**Exercise aim**
Find all the lines with "this" and gather them.

**Data**
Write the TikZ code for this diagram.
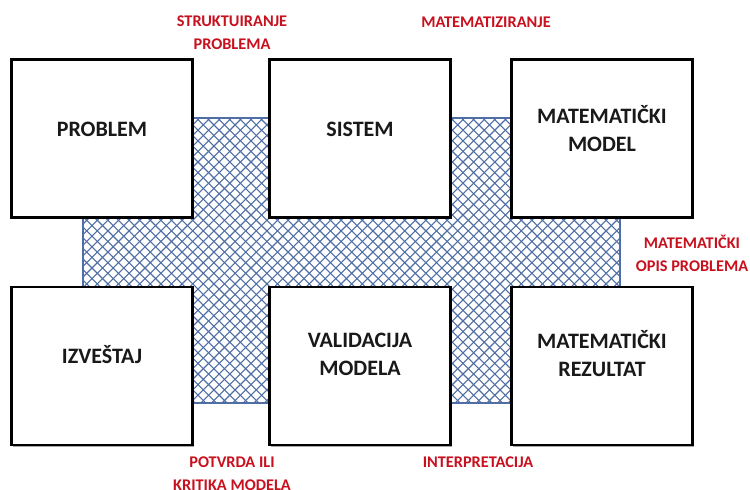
\documentclass[tikz,border=0pt]{standalone}
\usepackage{fontspec}
\setmainfont{Carlito}
\usetikzlibrary{shadows}
\definecolor{hatchblue}{RGB}{79,110,165}
\definecolor{labelred}{RGB}{200,16,30}
\tikzset{
  stepbox/.style={draw=black, line width=2.6pt, fill=white, minimum width=181pt, minimum height=158pt,
    drop shadow={shadow xshift=1.6pt, shadow yshift=-1.6pt, fill=black!35, opacity=1}},
  boxtext/.style={font=\fontsize{22}{28}\selectfont\bfseries, align=center, text=black!90},
  redtext/.style={font=\fontsize{16.3}{23}\selectfont\bfseries, align=center, text=labelred},
  hatch/.style={draw=hatchblue, line width=1.1pt},
}
\begin{document}
\begin{tikzpicture}[x=1pt, y=-1pt]
\useasboundingbox (0,0) rectangle (750,490);
\fill[white] (0,0) rectangle (750,490);

% cross-hatched backdrop
\coordinate (bgtl) at (83,118);
\coordinate (bgbr) at (620,403);
\begin{scope}
  \clip (bgtl) rectangle (bgbr);
  \foreach \i in {0,...,82} {
    \draw[hatch] (-217+\i*10.6,118) -- ++(300,300);
    \draw[hatch] (83+\i*10.6,118) -- ++(-300,300);
  }
\end{scope}
\draw[hatchblue, line width=2pt] (bgtl) rectangle (bgbr);

% boxes
\node[stepbox] (problem) at (102,138.5) {};
\node[stepbox] (sistem)  at (360,138.5) {};
\node[stepbox] (model)   at (602,138.5) {};
\node[stepbox] (izvestaj)   at (102,366) {};
\node[stepbox] (validacija) at (360,366) {};
\node[stepbox] (rezultat)   at (602,366) {};

% box texts
\node[boxtext] (tproblem) at ([yshift=9pt]problem.center) {PROBLEM};
\node[boxtext] (tsistem)  at ([yshift=9pt]sistem.center) {SISTEM};
\node[boxtext] (tmodel)   at ([yshift=10pt]model.center) {MATEMATIČKI\\MODEL};
\node[boxtext] (tizvestaj)   at ([yshift=11pt]izvestaj.center) {IZVEŠTAJ};
\node[boxtext] (tvalidacija) at ([yshift=12pt]validacija.center) {VALIDACIJA\\MODELA};
\node[boxtext] (trezultat)   at ([yshift=12pt]rezultat.center) {MATEMATIČKI\\REZULTAT};

% step labels
\node[redtext] (lstruk)  at (232,33)  {STRUKTUIRANJE\\PROBLEMA};
\node[redtext] (lmatz)   at (486,22)  {MATEMATIZIRANJE};
\node[redtext] (lopis)   at (692,253) {MATEMATIČKI\\OPIS PROBLEMA};
\node[redtext] (lpotv)   at (232,474) {POTVRDA ILI\\KRITIKA MODELA};
\node[redtext] (linterp) at (478,462) {INTERPRETACIJA};
\end{tikzpicture}
\end{document}
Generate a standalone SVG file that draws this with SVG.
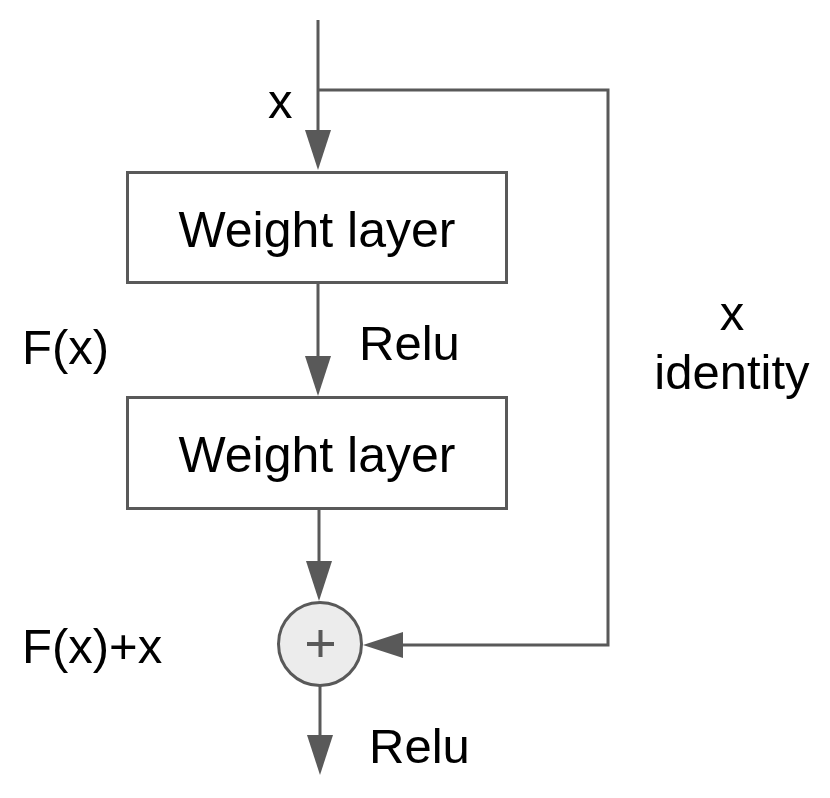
<svg xmlns="http://www.w3.org/2000/svg" width="830" height="798" viewBox="0 0 830 798">
  <style>
    .lbl { font-family: "Liberation Sans", Arial, sans-serif; font-size: 49px; fill: #000; }
    .big { font-size: 50px; }
    .box { fill: #fff; stroke: #595959; stroke-width: 3; }
    .conn { fill: none; stroke: #595959; stroke-width: 3; }
  </style>
  <defs>
    <marker id="arr" markerUnits="userSpaceOnUse" markerWidth="40" markerHeight="26" refX="30" refY="13" orient="auto">
      <path d="M0,0 L40,13 L0,26 z" fill="#595959"/>
    </marker>
  </defs>
  <rect width="830" height="798" fill="#fff"/>

  <g id="connectors">
    <line class="conn" x1="318" y1="20" x2="318" y2="160" marker-end="url(#arr)"/>
    <polyline class="conn" points="318,90 608,90 608,645 373,645" marker-end="url(#arr)"/>
    <line class="conn" x1="318" y1="284" x2="318" y2="386" marker-end="url(#arr)"/>
    <line class="conn" x1="319" y1="510" x2="319" y2="591" marker-end="url(#arr)"/>
    <line class="conn" x1="320" y1="686" x2="320" y2="765" marker-end="url(#arr)"/>
  </g>

  <g id="weight1">
    <rect class="box" x="127.5" y="172.5" width="379" height="110"/>
    <text class="lbl big" x="317" y="247" text-anchor="middle">Weight layer</text>
  </g>

  <g id="weight2">
    <rect class="box" x="127.5" y="397.5" width="379" height="111"/>
    <text class="lbl big" x="317" y="472" text-anchor="middle">Weight layer</text>
  </g>

  <g id="sum">
    <circle cx="320" cy="644" r="41.5" fill="#ececec" stroke="#595959" stroke-width="3"/>
    <path d="M307,644 H334 M320.5,630 V657" stroke="#595959" stroke-width="4" fill="none"/>
  </g>

  <g id="labels">
    <text class="lbl" x="268" y="118">x</text>
    <text class="lbl" x="22" y="364">F(x)</text>
    <text class="lbl" x="359" y="360">Relu</text>
    <text class="lbl" x="732" y="330" text-anchor="middle">x</text>
    <text class="lbl" x="732" y="389" text-anchor="middle">identity</text>
    <text class="lbl" x="22" y="663">F(x)+x</text>
    <text class="lbl" x="369" y="763">Relu</text>
  </g>
</svg>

**Problem solution**
Write the TikZ code for this diagram.
Generate a standalone SVG file that draws this with SVG.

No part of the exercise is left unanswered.